Softbank will form a new U.S. subsidiary that will invest $3.1 billion in a newly issued Sprint convertible senior bond, the companies said in the statement. Immediately prior to the merger’s closing, the bond will be converted into Sprint common stock at $5.25 per share.
With the imminent capital injection, Sprint will be able to fund both its short-term capital needs, such as paying down debt, and a faster expansion of its 4G wireless network, said the people with knowledge of the matter. Sprint has more than $4 billion coming due in 2013, according to data compiled by Bloomberg.

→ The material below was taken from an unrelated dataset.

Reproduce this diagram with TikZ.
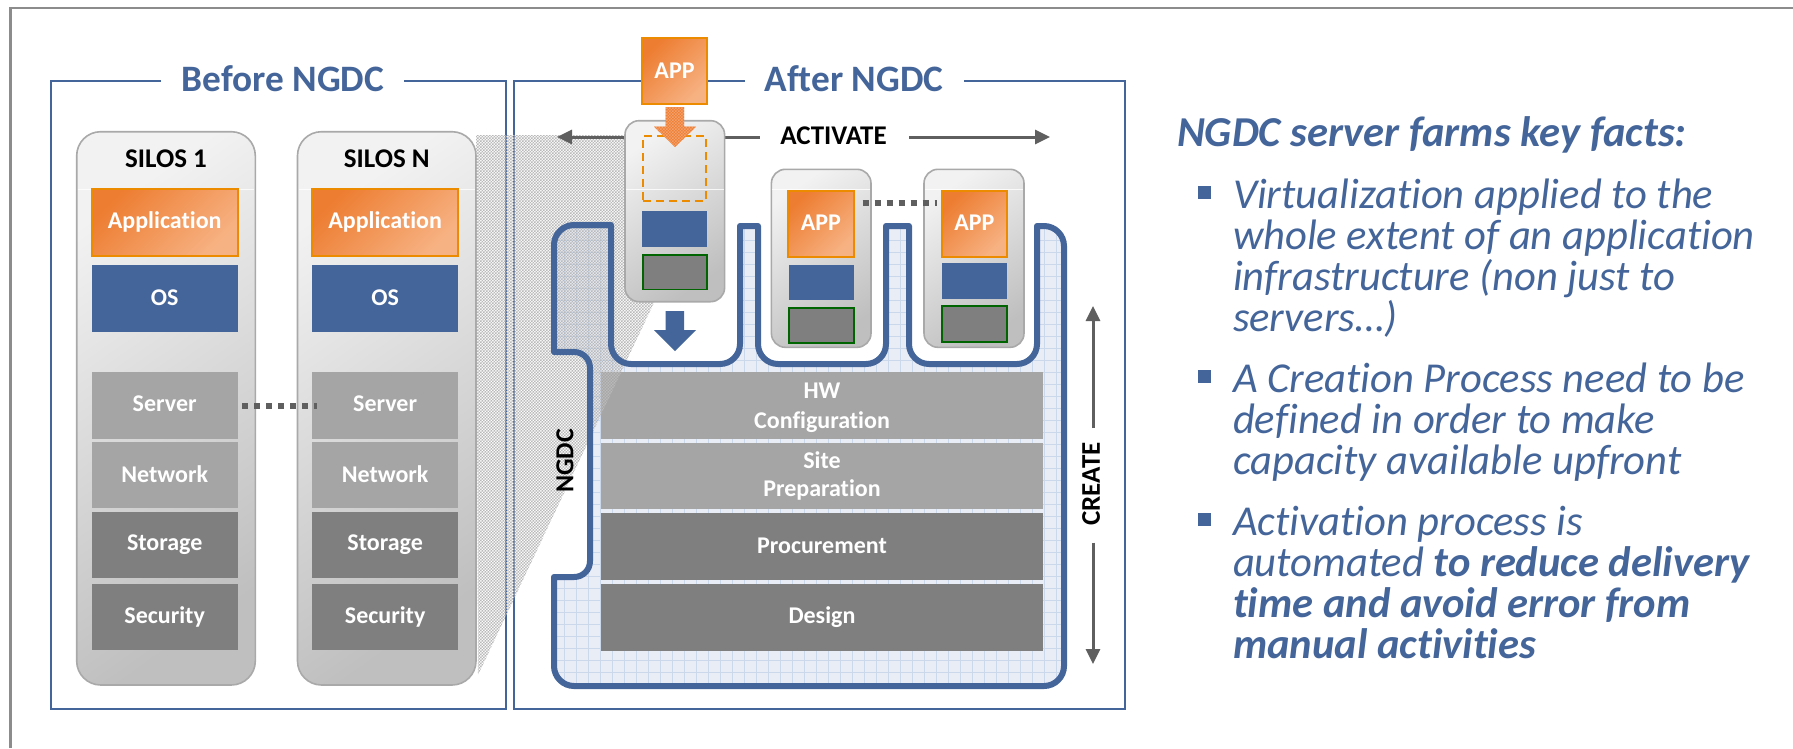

The combined entity of Sprint and Softbank will create the world’s third-largest mobile-phone services provider by revenue, Son said, and have 96 million users after the transaction.
At that point, Sprint may consider other acquisitions to challenge bigger competitors Verizon Wireless and AT&T Inc., said the people. Sprint might also buy more spectrum in the imminent 700 megahertz auctions, one of the people said. Sprint may seek to later bid for Richardson, Texas-based MetroPCS Communications Inc. or purchase the rest of Clearwire, people familiar with the matter have said.
“We will use those proceeds in whatever ways we think will maximize shareholder value,” Sprint Chief Executive Officer Dan Hesse said on the conference call. “It could be internal investments, external investments. It could possibly be to retire debt and reduce our interest expenses. There are a variety of ways that it could be put to use, and we’ll make those decisions at a later time.”